Actually, 12 percent was overstating it. In the 2013 local election, only 6 percent of Ferguson's black residents cast ballots. That's one reason nearly every local elected official is white.
Tony Lee, a commentator on the right-wing Breitbart website, charged that they "have essentially disenfranchised themselves and are responsible for empowering the 'white power structure' that they have been complaining about after (Michael) Brown's death."
So both left and right are agreed: More voting by African-Americans in Ferguson would be a good thing. That's how democracy works. If they want to change how the police and other government bodies work, they should go to the polls.
But not everyone is so keen on the idea. Amid the protests, a couple of local women set up a booth in Ferguson to register voters. "We're trying to make young people understand that this is how to change things," one explained.
The reaction of the Missouri Republican Party was not elation. "Disgusting" and "completely inappropriate" were the terms used by Executive Director Matt Wills. "If that's not fanning the political flames, I don't know what is," he said.

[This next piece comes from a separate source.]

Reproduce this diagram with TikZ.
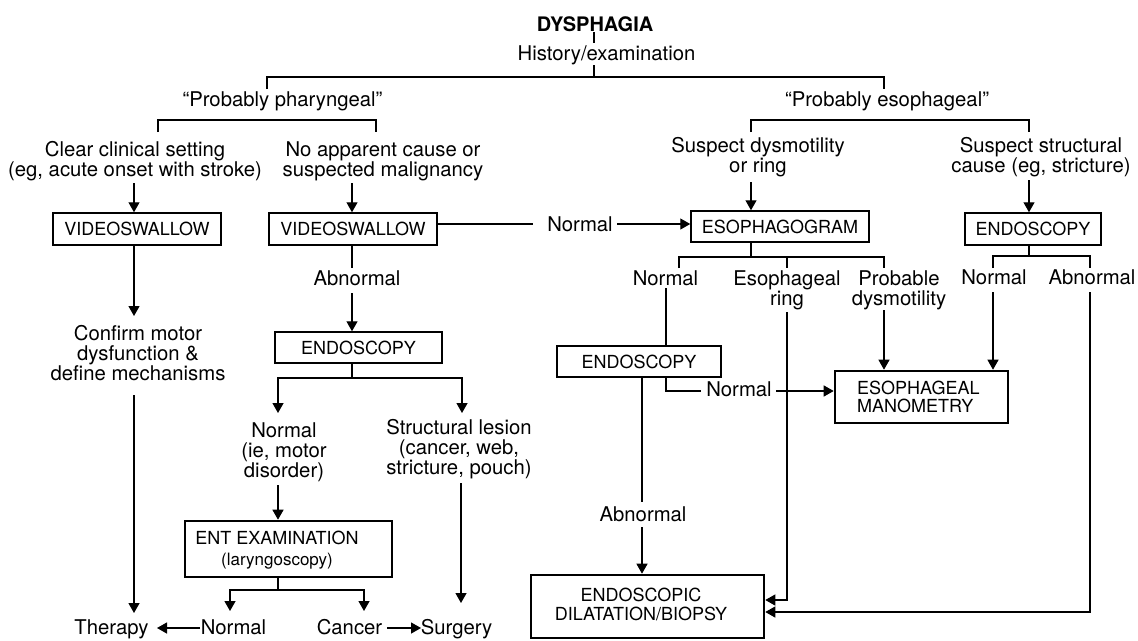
\documentclass[tikz,border=0pt]{standalone}
\usepackage{fontspec}
\setmainfont{TeX Gyre Heros}
\usetikzlibrary{arrows.meta}
\begin{document}
\begin{tikzpicture}[x=1pt,y=-1pt,
  txt/.style={inner sep=0pt, anchor=north, align=center, font=\fontsize{20.3}{20}\selectfont},
  ttl/.style={inner sep=0pt, anchor=north, font=\fontsize{20}{20}\selectfont\bfseries},
  bx/.style={draw, line width=1.5pt, inner sep=0pt, font=\fontsize{18}{18}\selectfont},
  tbx/.style={draw, line width=2.6pt, inner sep=0pt},
  btxt/.style={inner sep=0pt, font=\fontsize{18}{18}\selectfont},
  ln/.style={line width=1.3pt},
  arr/.style={line width=1.3pt, -{Triangle[length=10pt,width=11pt]}}
]
\lineskiplimit=-100pt
\fill[white] (0,0) rectangle (1138,640);
\useasboundingbox (0,0) rectangle (1138,640);

% ---------- text nodes ----------
\node[ttl] (title) at (595,16) {DYSPHAGIA};
\node[txt] (hist) at (606.5,45.5) {\strut History/examination};
\node[txt] (phar) at (282.5,91.5) {\strut “Probably pharyngeal”};
\node[txt] (esoph) at (887,91.5) {\strut “Probably esophageal”};
\node[txt] (clear) at (135,141.5) {\strut Clear clinical setting\\(eg, acute onset with stroke)};
\node[txt] (noapp) at (383,141.5) {\strut No apparent cause or\\suspected malignancy};
\node[txt] (susdys) at (758,137.5) {\strut Suspect dysmotility\\or ring};
\node[txt] (susstr) at (1041,137.5) {\strut Suspect structural\\cause (eg, stricture)};
\node[txt] (confirm) at (138,325.5) {\strut Confirm motor\\dysfunction \&\\define mechanisms};
\node[txt] (norm1) at (284,422.5) {\strut Normal\\(ie, motor\\disorder)};
\node[txt] (struct) at (459,419.5) {\strut Structural lesion\\(cancer, web,\\stricture, pouch)};
\node[txt] (abn1) at (357,270.5) {\strut Abnormal};
\node[txt] (nl1) at (580,216.5) {\strut Normal};
\node[txt] (egn) at (665.5,270.5) {\strut Normal};
\node[txt] (egr) at (787,270.5) {\strut Esophageal\\ring};
\node[txt] (egp) at (899,270.5) {\strut Probable\\dysmotility};
\node[txt] (enn) at (994,269.5) {\strut Normal};
\node[txt] (ena) at (1092,269.5) {\strut Abnormal};
\node[txt] (edn) at (739,381.5) {\strut Normal};
\node[txt] (eda) at (643,506.5) {\strut Abnormal};
\node[txt] (therapy) at (111.5,619.5) {\strut Therapy};
\node[txt] (entn) at (233.5,619.5) {\strut Normal};
\node[txt] (cancer) at (349.5,619.5) {\strut Cancer};
\node[txt] (surgery) at (456.5,619.5) {\strut Surgery};

% ---------- boxes ----------
\node[bx, minimum width=168pt, minimum height=32pt] (vs1) at (137,229) {VIDEOSWALLOW};
\node[bx, minimum width=168pt, minimum height=32pt] (vs2) at (353,229) {VIDEOSWALLOW};
\node[bx, minimum width=178pt, minimum height=31pt] (esog) at (780,226.5) {ESOPHAGOGRAM};
\node[bx, minimum width=136pt, minimum height=32pt] (endR) at (1033,229) {ENDOSCOPY};
\node[bx, minimum width=167pt, minimum height=31pt] (endL) at (358.5,347.5) {ENDOSCOPY};
\node[bx, minimum width=164pt, minimum height=31pt] (endM) at (639,361.5) {ENDOSCOPY};
\node[tbx, minimum width=207pt, minimum height=56pt] (ent) at (288.5,549) {};
\node[btxt, align=center, font=\fontsize{18}{21}\selectfont] (entT) at (277,550) {ENT EXAMINATION\\{\fontsize{17}{21}\selectfont(laryngoscopy)}};
\node[tbx, minimum width=173pt, minimum height=52pt] (mano) at (921.5,397) {};
\node[btxt, anchor=west, align=left] (manoT) at (857,397) {ESOPHAGEAL\\MANOMETRY};
\node[tbx, minimum width=233pt, minimum height=63pt] (dil) at (647.5,606.5) {};
\node[btxt, align=center, font=\fontsize{18}{19}\selectfont] (dilT) at (641,604.5) {ENDOSCOPIC\\DILATATION/BIOPSY};

% ---------- coordinates ----------
\coordinate (a1) at (594,32); \coordinate (a2) at (594,43); \coordinate (a3) at (594,65);
\coordinate (j0) at (594,77);
\coordinate (jL) at (267,77); \coordinate (jR) at (884,77);
\coordinate (jLd) at (267,89); \coordinate (jRd) at (884,89);
\coordinate (pL) at (158,120); \coordinate (pR) at (376,120);
\coordinate (pLd) at (158,132); \coordinate (pRd) at (376,132);
\coordinate (eL) at (751,120); \coordinate (eR) at (1029,120);
\coordinate (eLd) at (751,132); \coordinate (eRd) at (1029,132);
\coordinate (s1) at (134,183); \coordinate (s2) at (352,183);
\coordinate (s3) at (751,182); \coordinate (s4) at (1029,180);
\coordinate (s5) at (134,316); \coordinate (s6) at (134,395); \coordinate (s7) at (134,613);
\coordinate (n1a) at (533,224); \coordinate (n1b) at (617,224);
\coordinate (ab1) at (352,268); \coordinate (ab2) at (352,293);
\coordinate (k0) at (352,378); \coordinate (kL) at (278,378); \coordinate (kR) at (462,378);
\coordinate (kLd) at (278,413); \coordinate (kRd) at (462,413);
\coordinate (m1) at (278,485); \coordinate (m2) at (461,483); \coordinate (m3) at (461,603);
\coordinate (q0) at (278,590); \coordinate (qL) at (230,590); \coordinate (qR) at (364,590);
\coordinate (qLd) at (230,611); \coordinate (qRd) at (364,611);
\coordinate (r1) at (200,628); \coordinate (r2) at (157,628);
\coordinate (r3) at (387,628); \coordinate (r4) at (421,628);
\coordinate (u0) at (751,257); \coordinate (uL) at (679,257); \coordinate (uM) at (787,257); \coordinate (uR) at (884,257);
\coordinate (uLd) at (679,268); \coordinate (uMd) at (787,268); \coordinate (uRd) at (884,268);
\coordinate (v1) at (666,288); \coordinate (v2) at (787,312); \coordinate (v3) at (787,600); \coordinate (v4) at (884,310);
\coordinate (w0) at (1029,256); \coordinate (wL) at (993,256); \coordinate (wR) at (1090,256);
\coordinate (wLd) at (993,268); \coordinate (wRd) at (1090,268);
\coordinate (w1) at (993,292); \coordinate (w2) at (1090,292); \coordinate (w3) at (1090,612);
\coordinate (y1) at (666,391); \coordinate (y2) at (701,391); \coordinate (y3) at (776,391);
\coordinate (z1) at (642,502); \coordinate (z2) at (642,527);

% ---------- connectors ----------
\draw[ln] (a1) -- (a2);
\draw[ln] (a3) -- (j0);
\draw[ln] (jLd) -- (jL) -- (jR) -- (jRd);
\draw[ln] (pLd) -- (pL) -- (pR) -- (pRd);
\draw[ln] (eLd) -- (eL) -- (eR) -- (eRd);
\draw[arr] (s1) -- (vs1.north -| s1);
\draw[arr] (s2) -- (vs2.north -| s2);
\draw[arr] (s3) -- (esog.north -| s3);
\draw[arr] (s4) -- (endR.north -| s4);
\draw[arr] (vs1.south -| s5) -- (s5);
\draw[arr] (s6) -- (s7);
\draw[ln] (vs2.east |- n1a) -- (n1a);
\draw[arr] (n1b) -- (esog.west |- n1b);
\draw[ln] (vs2.south -| ab1) -- (ab1);
\draw[arr] (ab2) -- (endL.north -| ab2);
\draw[ln] (endL.south -| k0) -- (k0);
\draw[arr] (k0) -- (kL) -- (kLd);
\draw[arr] (k0) -- (kR) -- (kRd);
\draw[arr] (m1) -- (ent.north -| m1);
\draw[arr] (m2) -- (m3);
\draw[ln] (ent.south -| q0) -- (q0);
\draw[arr] (q0) -- (qL) -- (qLd);
\draw[arr] (q0) -- (qR) -- (qRd);
\draw[arr] (r1) -- (r2);
\draw[arr] (r3) -- (r4);
\draw[ln] (esog.south -| u0) -- (u0);
\draw[ln] (uLd) -- (uL) -- (uR) -- (uRd);
\draw[ln] (uM) -- (uMd);
\draw[ln] (v1) -- (endM.north -| v1);
\draw[arr] (v2) -- (v3) -- (dil.east |- v3);
\draw[arr] (v4) -- (mano.north -| v4);
\draw[ln] (endR.south -| w0) -- (w0);
\draw[ln] (wLd) -- (wL) -- (wR) -- (wRd);
\draw[arr] (w1) -- (mano.north -| w1);
\draw[arr] (w2) -- (w3) -- (dil.east |- w3);
\draw[ln] (endM.south -| y1) -- (y1) -- (y2);
\draw[arr] (y3) -- (mano.west |- y3);
\draw[ln] (endM.south -| z1) -- (z1);
\draw[arr] (z2) -- (dil.north -| z2);
\end{tikzpicture}
\end{document}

Let's get this straight. The critics don't want the black citizens of Ferguson to demonstrate. They don't want them to riot. And they don't want them to vote. What are they supposed to do to effect the sort of change they want? Pray?
Wills' comments were called "dumb" by one GOP state legislator. But he seems to be in a lonely minority. Encouraging voting by African-Americans is not a conservative cause these days, in Missouri or elsewhere.
Just the opposite. In 2006, the state's Republican governor signed a bill passed by the Republican-dominated Legislature imposing one of the strictest voter ID rules in the country over objections that it would hurt the poor, who are disproportionately black.